Obama spoke at the 99th annual Alfalfa Club dinner Saturday evening, a closed dinner that is a who's who of the Washington elite.
"A bunch of us sitting next to each other, very prominent conservatives, former Bush cabinet members, we're looking at each other going, I don't know if Mitt Romney can beat him," Ingraham said today on the "This Week" roundtable.
"He's got to bring his 'A' game," Ingraham said of Romney. "It can't just be, you know, the kind of thing he's doing with [Newt] Gingrich, because Obama's operation is really smart, and I think they're going to run a tough campaign."
Ingraham said that Gingrich is starting to show signs of weakness in his effort to become a serious challenger to Romney's campaign.
"There's a rule of thumb in politics," Ingraham said. "If you're at a point where you're complaining about the other guy being mean and unfair and uncivil, that's probably a sign that you're losing. And that's what he's facing right now."
Romney continues to widen his lead just days before the Florida primary, with two polls this weekend showing a double-digit lead for the former Massachusetts governor over the former House speaker.

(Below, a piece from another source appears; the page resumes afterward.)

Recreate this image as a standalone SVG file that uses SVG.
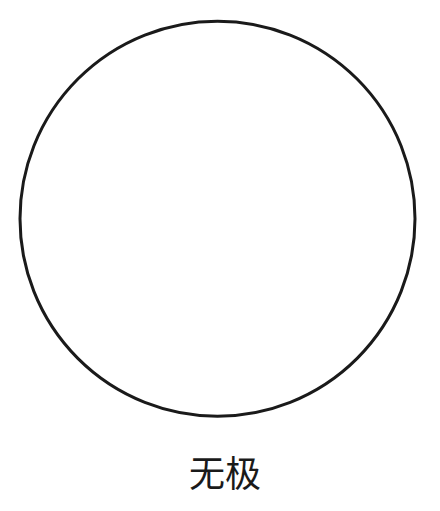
<svg xmlns="http://www.w3.org/2000/svg" width="440" height="511" viewBox="0 0 440 511">
<style>
.ring{fill:none;stroke:#1a1a1a;stroke-width:3}
.label{font-family:"Liberation Serif","Noto Sans CJK SC",serif;font-size:36px;fill:#1a1a1a;text-anchor:middle}
</style>
<rect width="440" height="511" fill="#ffffff"/>
<g id="wuji">
<circle class="ring" cx="217.5" cy="218.7" r="197.5"/>
</g>
<g id="caption">
<text class="label" x="225" y="487">无极</text>
</g>
</svg>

"Time is not Newt Gingrich's friend, because the more time he has, the more he talks. And the more he talks, the more he says things," ABC's George Will said. "And we're at the horrid stage with Newt Gingrich."
But where time is not Gingrich's friend, taxes are trouble for Romney in a general election, ABC's Donna Brazile said.
"There's no question that Mitt Romney, in his record, his record at Bain Capital, his taxes, the fact that he has to now amend his financial disclosure form, Mitt Romney would be a great candidate to run against in terms of the economy," Brazile said.
Former Obama economic adviser Austan Goolsbee, now an ABC News consultant, said Romney's tax returns will be a problem for him in a general election against Obama.
"There's never been an actual candidate who personified the pathologies of the tax code that the president's been running against for the last several years," Goolsbee said, referring to Obama's proposed plan to raise taxes on wealthy individuals, like Warren Buffett and Romney, who pay a lower tax rate than the middle class.